TASK ->
Copy exactly, and only, the lines below from the first through the one containing "from matplotlib.patches import FancyBboxPatch", both included; pictures are omitted.

+++ SUPPLIED DATA +++

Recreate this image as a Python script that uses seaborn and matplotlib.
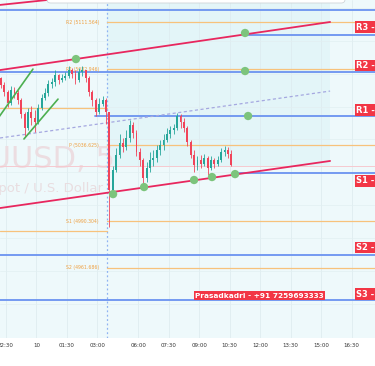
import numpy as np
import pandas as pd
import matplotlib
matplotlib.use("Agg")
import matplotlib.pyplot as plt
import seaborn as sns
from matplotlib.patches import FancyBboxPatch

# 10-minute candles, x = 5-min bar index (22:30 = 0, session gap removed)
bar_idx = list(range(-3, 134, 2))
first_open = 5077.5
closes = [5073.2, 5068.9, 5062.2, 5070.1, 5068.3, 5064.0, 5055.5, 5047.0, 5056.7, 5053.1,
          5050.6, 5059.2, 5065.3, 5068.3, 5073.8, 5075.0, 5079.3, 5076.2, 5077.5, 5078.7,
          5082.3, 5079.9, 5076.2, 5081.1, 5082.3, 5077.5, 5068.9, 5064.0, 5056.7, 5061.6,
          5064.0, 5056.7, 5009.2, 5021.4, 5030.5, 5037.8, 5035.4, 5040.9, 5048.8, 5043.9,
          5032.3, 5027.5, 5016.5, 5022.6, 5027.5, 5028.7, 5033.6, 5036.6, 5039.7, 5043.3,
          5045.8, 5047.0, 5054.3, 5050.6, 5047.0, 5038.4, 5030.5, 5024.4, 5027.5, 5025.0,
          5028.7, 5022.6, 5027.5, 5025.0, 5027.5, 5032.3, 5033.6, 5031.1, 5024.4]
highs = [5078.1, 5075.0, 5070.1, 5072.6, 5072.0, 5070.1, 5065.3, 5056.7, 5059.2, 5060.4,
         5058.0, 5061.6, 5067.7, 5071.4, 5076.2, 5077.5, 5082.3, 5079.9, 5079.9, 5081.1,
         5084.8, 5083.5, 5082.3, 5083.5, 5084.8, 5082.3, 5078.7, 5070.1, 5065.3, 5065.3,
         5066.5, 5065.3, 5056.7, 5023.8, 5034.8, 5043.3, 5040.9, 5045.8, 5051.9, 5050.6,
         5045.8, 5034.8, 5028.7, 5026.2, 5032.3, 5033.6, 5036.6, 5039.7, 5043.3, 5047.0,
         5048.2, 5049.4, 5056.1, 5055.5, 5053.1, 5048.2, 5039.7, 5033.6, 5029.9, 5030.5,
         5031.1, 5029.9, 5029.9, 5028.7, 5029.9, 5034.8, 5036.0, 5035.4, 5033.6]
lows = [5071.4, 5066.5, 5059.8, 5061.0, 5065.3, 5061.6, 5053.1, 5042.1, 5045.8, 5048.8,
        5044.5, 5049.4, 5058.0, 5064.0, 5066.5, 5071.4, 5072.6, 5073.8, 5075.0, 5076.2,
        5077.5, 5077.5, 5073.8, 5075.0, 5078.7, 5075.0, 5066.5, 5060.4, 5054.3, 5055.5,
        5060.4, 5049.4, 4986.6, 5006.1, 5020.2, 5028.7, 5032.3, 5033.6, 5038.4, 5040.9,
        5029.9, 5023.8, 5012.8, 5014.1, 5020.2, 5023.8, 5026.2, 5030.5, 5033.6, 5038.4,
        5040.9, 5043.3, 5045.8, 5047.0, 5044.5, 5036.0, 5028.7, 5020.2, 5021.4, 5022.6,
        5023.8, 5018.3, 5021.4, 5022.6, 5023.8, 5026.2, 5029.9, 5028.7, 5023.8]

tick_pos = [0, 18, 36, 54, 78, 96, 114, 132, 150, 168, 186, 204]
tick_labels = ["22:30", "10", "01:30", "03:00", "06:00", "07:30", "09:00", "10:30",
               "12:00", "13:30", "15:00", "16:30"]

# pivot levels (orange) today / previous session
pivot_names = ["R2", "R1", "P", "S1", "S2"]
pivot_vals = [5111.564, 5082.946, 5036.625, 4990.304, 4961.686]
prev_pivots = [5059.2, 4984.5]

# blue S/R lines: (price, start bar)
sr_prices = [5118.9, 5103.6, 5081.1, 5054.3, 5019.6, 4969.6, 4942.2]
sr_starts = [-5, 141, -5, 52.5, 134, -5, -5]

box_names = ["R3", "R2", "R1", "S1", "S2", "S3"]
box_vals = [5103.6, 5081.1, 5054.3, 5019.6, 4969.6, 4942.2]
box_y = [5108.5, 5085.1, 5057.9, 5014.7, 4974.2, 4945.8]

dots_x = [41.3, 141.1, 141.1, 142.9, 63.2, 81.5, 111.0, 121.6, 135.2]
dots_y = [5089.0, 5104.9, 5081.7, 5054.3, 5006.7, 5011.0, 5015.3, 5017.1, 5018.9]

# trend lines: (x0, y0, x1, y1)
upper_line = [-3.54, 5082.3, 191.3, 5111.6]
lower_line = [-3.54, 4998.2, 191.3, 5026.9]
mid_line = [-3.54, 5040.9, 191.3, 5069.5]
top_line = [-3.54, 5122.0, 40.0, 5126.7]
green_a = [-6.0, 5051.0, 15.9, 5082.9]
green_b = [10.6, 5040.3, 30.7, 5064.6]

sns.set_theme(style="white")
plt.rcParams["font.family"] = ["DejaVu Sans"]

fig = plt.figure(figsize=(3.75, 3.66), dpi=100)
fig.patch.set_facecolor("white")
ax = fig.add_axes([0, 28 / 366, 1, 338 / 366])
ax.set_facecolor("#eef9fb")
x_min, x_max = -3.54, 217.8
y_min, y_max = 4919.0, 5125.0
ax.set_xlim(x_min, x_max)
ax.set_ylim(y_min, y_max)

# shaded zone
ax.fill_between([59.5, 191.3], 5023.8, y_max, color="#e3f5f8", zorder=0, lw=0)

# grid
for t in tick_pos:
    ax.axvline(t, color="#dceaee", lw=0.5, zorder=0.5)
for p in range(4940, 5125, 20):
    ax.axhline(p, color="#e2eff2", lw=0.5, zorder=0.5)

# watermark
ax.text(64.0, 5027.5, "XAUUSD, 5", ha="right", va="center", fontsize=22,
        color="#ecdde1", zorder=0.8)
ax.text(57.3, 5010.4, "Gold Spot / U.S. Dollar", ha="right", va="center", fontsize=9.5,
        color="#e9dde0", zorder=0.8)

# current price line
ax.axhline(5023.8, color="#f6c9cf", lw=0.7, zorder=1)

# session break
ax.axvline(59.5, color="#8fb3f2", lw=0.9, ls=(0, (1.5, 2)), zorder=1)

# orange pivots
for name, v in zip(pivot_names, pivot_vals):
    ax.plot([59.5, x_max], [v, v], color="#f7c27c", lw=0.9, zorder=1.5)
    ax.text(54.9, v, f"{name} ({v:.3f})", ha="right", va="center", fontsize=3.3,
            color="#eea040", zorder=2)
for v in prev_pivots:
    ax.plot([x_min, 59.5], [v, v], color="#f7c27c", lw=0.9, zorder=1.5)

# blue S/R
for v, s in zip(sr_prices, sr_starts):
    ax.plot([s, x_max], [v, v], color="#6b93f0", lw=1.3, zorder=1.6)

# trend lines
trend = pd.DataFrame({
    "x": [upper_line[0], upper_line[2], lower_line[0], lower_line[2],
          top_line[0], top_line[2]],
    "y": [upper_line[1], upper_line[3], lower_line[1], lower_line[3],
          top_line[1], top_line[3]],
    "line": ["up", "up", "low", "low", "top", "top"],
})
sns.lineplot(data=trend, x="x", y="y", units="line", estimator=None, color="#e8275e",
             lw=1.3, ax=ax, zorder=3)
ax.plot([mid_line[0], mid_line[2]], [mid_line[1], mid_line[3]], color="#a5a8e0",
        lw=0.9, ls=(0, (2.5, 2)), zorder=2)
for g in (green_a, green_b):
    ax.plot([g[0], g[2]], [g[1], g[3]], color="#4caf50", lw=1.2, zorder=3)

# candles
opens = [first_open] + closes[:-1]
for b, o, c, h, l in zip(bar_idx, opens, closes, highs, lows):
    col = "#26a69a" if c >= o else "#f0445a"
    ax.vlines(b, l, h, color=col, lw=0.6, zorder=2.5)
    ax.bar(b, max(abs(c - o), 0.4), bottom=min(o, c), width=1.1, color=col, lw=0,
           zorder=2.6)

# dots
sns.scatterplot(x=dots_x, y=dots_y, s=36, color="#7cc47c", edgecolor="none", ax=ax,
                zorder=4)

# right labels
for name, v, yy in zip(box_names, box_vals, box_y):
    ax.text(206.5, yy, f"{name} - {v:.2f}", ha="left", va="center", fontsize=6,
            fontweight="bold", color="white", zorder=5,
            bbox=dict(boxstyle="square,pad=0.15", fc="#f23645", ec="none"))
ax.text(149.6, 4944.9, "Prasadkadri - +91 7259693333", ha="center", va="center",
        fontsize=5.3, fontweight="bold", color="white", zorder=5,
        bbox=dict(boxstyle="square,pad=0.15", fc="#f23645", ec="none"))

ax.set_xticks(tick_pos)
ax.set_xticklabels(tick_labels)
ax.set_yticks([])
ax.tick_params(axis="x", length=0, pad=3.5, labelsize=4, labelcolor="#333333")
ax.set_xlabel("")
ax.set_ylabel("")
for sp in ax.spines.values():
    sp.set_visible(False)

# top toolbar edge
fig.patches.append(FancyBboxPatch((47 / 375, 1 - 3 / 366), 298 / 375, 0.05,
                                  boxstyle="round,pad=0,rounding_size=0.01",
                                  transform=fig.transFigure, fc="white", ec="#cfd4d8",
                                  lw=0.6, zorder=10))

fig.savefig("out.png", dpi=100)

+++

FINAL RESULT ->
Recreate this image as a Python script that uses seaborn and matplotlib.
import numpy as np
import pandas as pd
import matplotlib
matplotlib.use("Agg")
import matplotlib.pyplot as plt
import seaborn as sns
from matplotlib.patches import FancyBboxPatch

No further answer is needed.